Aşk, ilişkiler üzerine yazdığım yazılar sırasında “bu yazarı okuyun” önerisi yapsaydı da, insanlığa daha fazla yararı dokunsaydı ya.. Yaşama dair tüm sorunlarımızın aslında aşklar ve ilişkilerden kaynaklanan sorunlar olduğunu Fehmi Bey bilmez mi? Bilir elbette.

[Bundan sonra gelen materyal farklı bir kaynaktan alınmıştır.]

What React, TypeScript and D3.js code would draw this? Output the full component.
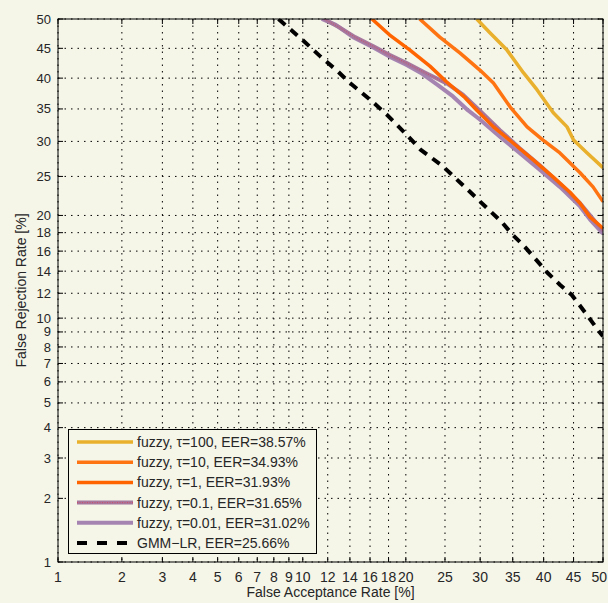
import React, { useEffect, useRef } from 'react';
import * as d3 from 'd3';

// Tick values (percent) used on both axes of the DET plot
const xTicks = [1, 2, 3, 4, 5, 6, 7, 8, 9, 10, 12, 14, 16, 18, 20, 25, 30, 35, 40, 45, 50];
const yTicks = [1, 2, 3, 4, 5, 6, 7, 8, 9, 10, 12, 14, 16, 18, 20, 25, 30, 35, 40, 45, 50];

// Curves (FAR %, FRR %)
const fuzzy100Far = [29.5, 31.5, 34.1, 36.7, 38.9, 41.6, 43.9, 45, 47.3, 50];
const fuzzy100Frr = [50, 47.6, 44.7, 40.9, 38.1, 34.4, 32.2, 30.2, 28.3, 26.2];

const fuzzy10Far = [21.7, 24.3, 27.1, 30, 32, 34.6, 37.3, 39.9, 42.7, 46.1, 48.3, 50];
const fuzzy10Frr = [50, 46.9, 44.2, 41.3, 39.2, 35.3, 32.2, 30.2, 28.3, 25.5, 23.6, 21.7];

const fuzzy1Far = [16.2, 18.1, 20.5, 23, 25.2, 27.8, 29.5, 32, 35, 38.3, 41.6, 44.4, 46.1, 47.8, 50];
const fuzzy1Frr = [50, 47.3, 44.7, 42, 39.4, 36.8, 34.8, 32.2, 29.8, 27.3, 24.9, 22.9, 21.5, 19.8, 18.5];

const fuzzy01Far = [11.7, 13, 14.5, 16.3, 18.1, 20.1, 22.4, 25.3, 27.5, 30, 33, 36.1, 39.4, 42.7, 46.1, 50];
const fuzzy01Frr = [50, 48.6, 46.9, 45.4, 43.9, 42.5, 40.9, 39.1, 37.3, 34.7, 31.7, 29, 26.5, 24, 21.5, 18.2];

const fuzzy001Far = [11.5, 12.7, 14.3, 16.3, 18.1, 20.1, 21.8, 24, 26.1, 28.2, 30, 33, 36.1, 39.4, 42.7, 46.1, 47.8, 50];
const fuzzy001Frr = [50, 49, 46.9, 45.2, 43.6, 42.2, 40.9, 38.9, 37, 34.8, 33.3, 30.7, 28.3, 25.9, 23.6, 21.1, 19.5, 17.9];

const gmmFar = [8.3, 9.8, 11.4, 12.9, 14, 16, 17.8, 20.1, 21.8, 24.7, 28.1, 30, 33.3, 35, 37, 40.55, 42.7, 44.7, 46.6, 49.4, 50];
const gmmFrr = [50, 46.8, 43.6, 41.1, 39.2, 36.5, 34.1, 31, 28.8, 26.4, 23.3, 21.7, 19.2, 17.75, 16.4, 13.9, 12.75, 11.85, 10.65, 9, 8.7];

const legendLabels = [
  'fuzzy, τ=100, EER=38.57%',
  'fuzzy, τ=10, EER=34.93%',
  'fuzzy, τ=1, EER=31.93%',
  'fuzzy, τ=0.1, EER=31.65%',
  'fuzzy, τ=0.01, EER=31.02%',
  'GMM\u2212LR, EER=25.66%',
];

// inverse normal CDF (Acklam)
const probit = (p: number) => {
  const a = [-39.69683028665376, 220.9460984245205, -275.9285104469687, 138.357751867269, -30.66479806614716, 2.506628277459239];
  const b = [-54.47609879822406, 161.5858368580409, -155.6989798598866, 66.80131188771972, -13.28068155288572];
  const c = [-0.007784894002430293, -0.3223964580411365, -2.400758277161838, -2.549732539343734, 4.374664141464968, 2.938163982698783];
  const d = [0.007784695709041462, 0.3224671290700398, 2.445134137142996, 3.754408661907416];
  const pl = 0.02425;
  if (p < pl) {
    const q = Math.sqrt(-2 * Math.log(p));
    return (((((c[0] * q + c[1]) * q + c[2]) * q + c[3]) * q + c[4]) * q + c[5]) /
      ((((d[0] * q + d[1]) * q + d[2]) * q + d[3]) * q + 1);
  }
  if (p > 1 - pl) {
    const q = Math.sqrt(-2 * Math.log(1 - p));
    return -(((((c[0] * q + c[1]) * q + c[2]) * q + c[3]) * q + c[4]) * q + c[5]) /
      ((((d[0] * q + d[1]) * q + d[2]) * q + d[3]) * q + 1);
  }
  const q = p - 0.5;
  const r = q * q;
  return (((((a[0] * r + a[1]) * r + a[2]) * r + a[3]) * r + a[4]) * r + a[5]) * q /
    (((((b[0] * r + b[1]) * r + b[2]) * r + b[3]) * r + b[4]) * r + 1);
};

const App = () => {
  const svgRef = useRef<SVGSVGElement>(null);

  useEffect(() => {
    document.body.style.margin = '0';
    const W = 608, H = 603;
    const m = { left: 58, right: 5, top: 19, bottom: 41 };
    const innerW = W - m.left - m.right;
    const innerH = H - m.top - m.bottom;
    const bg = '#f5f5e8';
    const font = 'Liberation Sans, Arial, sans-serif';
    const fs = 14;
    const tickFs = 13;

    const svg = d3.select(svgRef.current);
    svg.selectAll('*').remove();
    svg.attr('width', W).attr('height', H);

    svg.append('rect').attr('width', W).attr('height', H).attr('fill', bg);

    const xz = d3.scaleLinear().domain([probit(0.01), probit(0.5)]).range([0, innerW]);
    const yz = d3.scaleLinear().domain([probit(0.01), probit(0.5)]).range([innerH, 0]);
    const x = (v: number) => xz(probit(v / 100));
    const y = (v: number) => yz(probit(v / 100));

    const g = svg.append('g').attr('transform', `translate(${m.left},${m.top})`);

    // grid
    xTicks.forEach(t => {
      g.append('line')
        .attr('x1', x(t)).attr('x2', x(t)).attr('y1', 0).attr('y2', innerH)
        .attr('stroke', '#000').attr('stroke-width', 1)
        .attr('stroke-dasharray', '1.5,5');
    });
    yTicks.forEach(t => {
      g.append('line')
        .attr('y1', y(t)).attr('y2', y(t)).attr('x1', 0).attr('x2', innerW)
        .attr('stroke', '#000').attr('stroke-width', 1)
        .attr('stroke-dasharray', '1.5,5');
    });

    // inward ticks on all sides
    const tl = 5;
    xTicks.forEach(t => {
      g.append('line').attr('x1', x(t)).attr('x2', x(t)).attr('y1', innerH).attr('y2', innerH - tl).attr('stroke', '#000');
      g.append('line').attr('x1', x(t)).attr('x2', x(t)).attr('y1', 0).attr('y2', tl).attr('stroke', '#000');
    });
    yTicks.forEach(t => {
      g.append('line').attr('y1', y(t)).attr('y2', y(t)).attr('x1', 0).attr('x2', tl).attr('stroke', '#000');
      g.append('line').attr('y1', y(t)).attr('y2', y(t)).attr('x1', innerW).attr('x2', innerW - tl).attr('stroke', '#000');
    });

    // tick labels
    xTicks.forEach((t, i) => {
      const last = i === xTicks.length - 1;
      svg.append('text')
        .attr('x', last ? W - 1 : m.left + x(t)).attr('y', H - m.bottom + 20)
        .attr('text-anchor', last ? 'end' : 'middle')
        .attr('font-family', font).attr('font-size', tickFs + 1).attr('fill', '#262626')
        .text(t);
    });
    yTicks.forEach(t => {
      svg.append('text')
        .attr('x', m.left - 7).attr('y', m.top + y(t))
        .attr('dy', '0.35em')
        .attr('text-anchor', 'end')
        .attr('font-family', font).attr('font-size', tickFs).attr('fill', '#262626')
        .text(t);
    });

    svg.append('text')
      .attr('x', m.left + innerW / 2).attr('y', H - 6)
      .attr('text-anchor', 'middle')
      .attr('font-family', font).attr('font-size', fs).attr('fill', '#262626')
      .text('False Acceptance Rate [%]');
    svg.append('text')
      .attr('transform', `translate(26,${m.top + innerH / 2}) rotate(-90)`)
      .attr('text-anchor', 'middle')
      .attr('font-family', font).attr('font-size', fs).attr('fill', '#262626')
      .text('False Rejection Rate [%]');

    // curves
    svg.append('defs').append('clipPath').attr('id', 'plot-clip')
      .append('rect').attr('width', innerW).attr('height', innerH);

    const line = d3.line<[number, number]>()
      .x(d => x(d[0]))
      .y(d => y(d[1]));

    const zip = (a: number[], b: number[]) => a.map((v, i) => [v, b[i]] as [number, number]);

    const series = [
      { far: fuzzy100Far, frr: fuzzy100Frr, color: '#e8b02c', width: 3.5, dash: null, overlay: null },
      { far: fuzzy10Far, frr: fuzzy10Frr, color: '#ff7412', width: 3.5, dash: null, overlay: null },
      { far: fuzzy1Far, frr: fuzzy1Frr, color: '#ff6400', width: 3.5, dash: null, overlay: null },
      { far: fuzzy01Far, frr: fuzzy01Frr, color: '#a6789e', width: 4, dash: null, overlay: '#d8405a' },
      { far: fuzzy001Far, frr: fuzzy001Frr, color: '#a584b2', width: 4, dash: null, overlay: null },
      { far: gmmFar, frr: gmmFrr, color: '#000', width: 4, dash: '9,7', overlay: null },
    ];

    const plot = g.append('g').attr('clip-path', 'url(#plot-clip)');
    // draw back to front so the purple lines and dashed line sit on top like the original
    [0, 1, 4, 3, 2, 5].forEach(i => {
      const s = series[i];
      const p = plot.append('path')
        .datum(zip(s.far, s.frr))
        .attr('d', line)
        .attr('fill', 'none')
        .attr('stroke', s.color)
        .attr('stroke-width', s.width)
        .attr('stroke-linejoin', 'round');
      if (s.dash) p.attr('stroke-dasharray', s.dash);
      if (s.overlay) {
        plot.append('path')
          .datum(zip(s.far, s.frr))
          .attr('d', line)
          .attr('fill', 'none')
          .attr('stroke', s.overlay)
          .attr('stroke-width', 0.8)
          .attr('stroke-dasharray', '1,1.5');
      }
    });

    // box
    g.append('rect').attr('width', innerW).attr('height', innerH)
      .attr('fill', 'none').attr('stroke', '#000').attr('stroke-width', 1);

    // legend
    const lg = svg.append('g');
    lg.append('rect')
      .attr('x', 68.5).attr('y', 429.5).attr('width', 248).attr('height', 124)
      .attr('fill', bg).attr('stroke', '#000').attr('stroke-width', 1);
    legendLabels.forEach((lab, i) => {
      const s = series[i];
      const ly = 442 + i * 20.2;
      lg.append('line')
        .attr('x1', 77).attr('x2', 133).attr('y1', ly).attr('y2', ly)
        .attr('stroke', s.color).attr('stroke-width', s.width)
        .attr('stroke-dasharray', s.dash ? '10,10' : null);
      if (s.overlay) {
        lg.append('line')
          .attr('x1', 77).attr('x2', 133).attr('y1', ly).attr('y2', ly)
          .attr('stroke', s.overlay).attr('stroke-width', 0.8)
          .attr('stroke-dasharray', '1,1.5');
      }
      lg.append('text')
        .attr('x', 137).attr('y', ly).attr('dy', '0.35em')
        .attr('font-family', font).attr('font-size', fs).attr('fill', '#262626')
        .text(lab);
    });
  }, []);

  return <svg ref={svgRef} style={{ display: 'block' }} />;
};

export default App;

Ömrümde ilk kez “Amaaan bana ne bu ülkenin derdinden” diyerek tam da sosyete ruh haline yükselmek üzereyken…
Oldu mu şimdi?…

AKLIMDA KALAN

Televizyon şovlarındaki üniversiteli öğrenciler: Hangi televizyon şovuna rastlasam oradalar. Sıra sıra dizilmişler. Kimi zaman gülüyorlar, kimi zaman gülüyor gibi yapıyorlar. Yönetmen “alkış” deyince, alkışlıyorlar, “kes” deyince alkışı kesiyorlar. Onlar şovların stüdyo izleyicisi olan üniversiteli gençler. O kadar saat o eziyete neden katlanıyorlar? Neden el çırpmak için gece yarılarına kadar stüdyolarda tıklım tepiş oturuyorlar? Neredeyse görmekten bıkkınlık geçirdiğimiz ünlülere yakın olmak için mi? Artık herkes ünlü ve hiç kimse ünlü değil farkında değiller mi? Stüdyoda kocaman üniversitelerin adları okundukça alkış kopuyor. Sanırsınız bilim ödülü listesi açıklanıyor. İlla gidip kitap okusunlar da demiyorum ama, bu şakşakçılığı kafamdaki üniversite öğrencisine yakıştıramıyorum.